Reuters NewMedia - Tuesday October 6, 1998


SILVER SPRING, Md., Oct 6 (Reuters) - Doctors who advise the U.S. Food and Drug Administration (FDA) recommended on Tuesday that the agency approve a drug used against the AIDS virus to fight hepatitis B as well.

The drug, Epivir, would be the first pill that people could take for hepatitis B, which infects an estimated 350 million people around the world. Epivir, sold by Glaxo Wellcome Plc (quote from Yahoo! UK & Ireland: GLXO.L), fights the HIV virus that causes AIDS by blocking its replication. Known generically as lamivudine or 3TC, it works the same way against the hepatitis B virus.

"I think lamivudine offers definitive hope for patients when where was nothing to be done in the past," said FDA panelist Maria Sjogren of the Walter Reed Army Medical Center.

The FDA is not bound by the advice of its panels but generally follows it. About a third of people infected with hepatitis B go on to develop serious progressive liver disease, which can cause liver failure or liver cancer. They can die of either.

Repeated injections of interferon, a genetically engineered version of a natural immune system molecule, is currently the only approved treatment for hepatitis B, which kills about a million people a year.

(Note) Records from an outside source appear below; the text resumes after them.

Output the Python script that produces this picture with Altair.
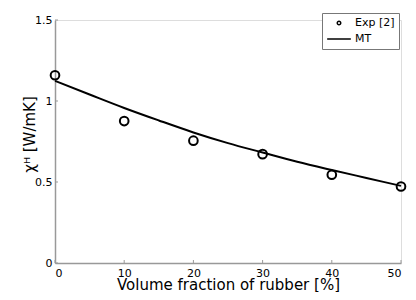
import altair as alt
import pandas as pd

exp_x = [0, 10, 20, 30, 40, 50]
exp_y = [1.159, 0.876, 0.755, 0.672, 0.545, 0.472]
mt_x = [0, 5, 10, 15, 20, 25, 30, 35, 40, 45, 50]
mt_y = [1.124, 1.04, 0.957, 0.88, 0.806, 0.74, 0.682, 0.625, 0.574, 0.525, 0.476]
x_ticks = [0, 10, 20, 30, 40, 50]
y_ticks = [0, 0.5, 1, 1.5]
series = ["Exp [2]", "MT"]

W, H = 346, 243
FONT = "DejaVu Sans"
AX = "#999999"

exp_df = pd.DataFrame({"x": exp_x, "y": exp_y})
mt_df = pd.DataFrame({"x": mt_x, "y": mt_y})
xt_df = pd.DataFrame({"x": x_ticks})
yt_df = pd.DataFrame({"y": y_ticks})
leg_df = pd.DataFrame({"series": series})

xscale = alt.Scale(domain=[0, 50], nice=False)
yscale = alt.Scale(domain=[0, 1.5], nice=False)

xaxis = alt.Axis(values=x_ticks, ticks=False, grid=False, domainColor=AX, domainWidth=1.5,
                 labelFont=FONT, labelFontSize=11, labelColor="black", labelPadding=4,
                 titleFont=FONT, titleFontSize=15, titleFontWeight="normal", titleColor="black",
                 titleBaseline="alphabetic", titleY=26)
yaxis = alt.Axis(values=y_ticks, ticks=False, grid=False, domainColor=AX, domainWidth=1.5,
                 labelFont=FONT, labelFontSize=11, labelColor="black", labelPadding=3,
                 format="~g",
                 titleFont=FONT, titleFontSize=15, titleFontWeight="normal", titleColor="black",
                 titleBaseline="alphabetic", titleX=-21, titleY=114, titleAngle=270)

line = alt.Chart(mt_df).mark_line(color="black", strokeWidth=2, interpolate="monotone").encode(
    x=alt.X("x:Q", scale=xscale, axis=xaxis, title="Volume fraction of rubber [%]"),
    y=alt.Y("y:Q", scale=yscale, axis=yaxis, title="χᴴ [W/mK]"),
)

pts = alt.Chart(exp_df).mark_point(shape="circle", filled=False, color="black",
                                   strokeWidth=2, size=75, opacity=1).encode(
    x=alt.X("x:Q", scale=xscale),
    y=alt.Y("y:Q", scale=yscale),
)

xt = alt.Chart(xt_df).mark_rule(color=AX, strokeWidth=1).encode(
    x=alt.X("x:Q", scale=xscale),
    y=alt.value(H),
    y2=alt.value(H - 3),
)
yt = alt.Chart(yt_df).mark_rule(color=AX, strokeWidth=1).encode(
    y=alt.Y("y:Q", scale=yscale),
    x=alt.value(0),
    x2=alt.value(3),
)

legend_layer = alt.Chart(leg_df).mark_point(opacity=0, filled=False, color="black").encode(
    x=alt.value(0),
    y=alt.value(0),
    shape=alt.Shape("series:N", scale=alt.Scale(domain=series, range=["circle", "stroke"]),
                    legend=alt.Legend(title=None, orient="none", legendX=267, legendY=-7,
                                      strokeColor="#777777", fillColor="white", padding=4,
                                      labelFont=FONT, labelFontSize=11, labelColor="black",
                                      labelOffset=3, rowPadding=4, clipHeight=12,
                                      symbolStrokeColor="black", symbolFillColor="transparent",
                                      symbolStrokeWidth=1.5, symbolOpacity=1)),
    size=alt.Size("series:N", scale=alt.Scale(domain=series, range=[12, 560])),
)

chart = alt.layer(xt, yt, line, pts, legend_layer).properties(
    width=W, height=H,
    autosize=alt.AutoSizeParams(type="none"),
    padding={"left": 47, "top": 12, "right": 7, "bottom": 29},
).configure_view(stroke=None).configure(background="white")

chart.save("out.html", embed_options={"renderer": "svg", "actions": False})
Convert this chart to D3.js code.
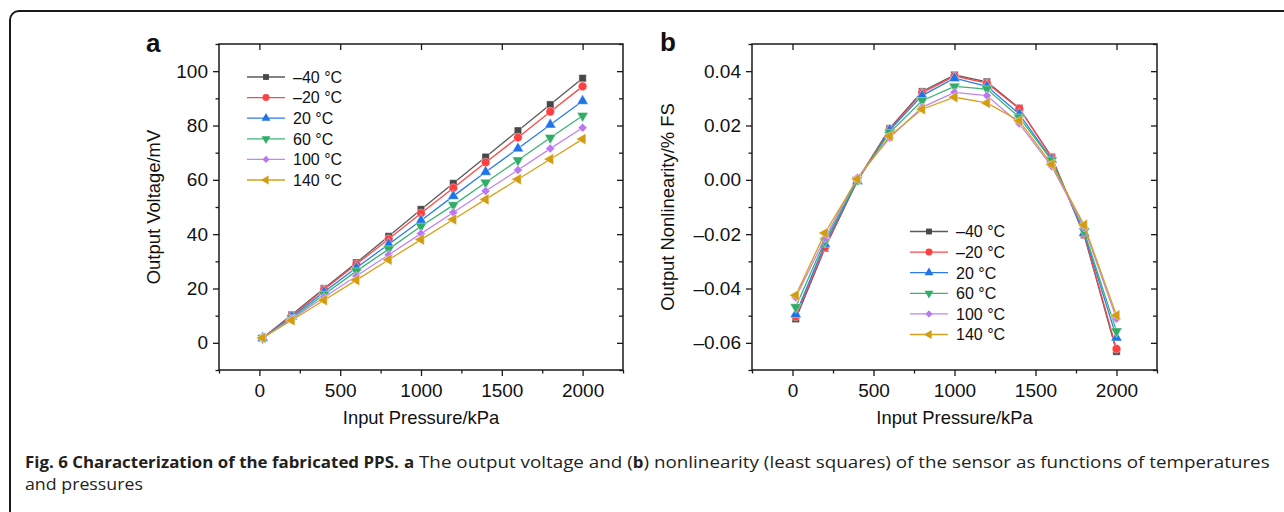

Interferon only helps about 40 percent of patients.

There is a vaccine, and also a combined hepatitis A/hepatitis B vaccine. Several other companies are racing to test antiviral drugs against hepatitis B. SmithKline Beecham (quote from Yahoo! UK & Ireland: SB.L) is developing its herpes drug Famvir, also known as famciclovir, for use against hepatitis B. Bristol Myers Squibb (NYSE:BMY - news) has started tests of lobucavir, an experimental reverse transcriptase inhibitor developed for HIV, against hepatitis B and reports promising results.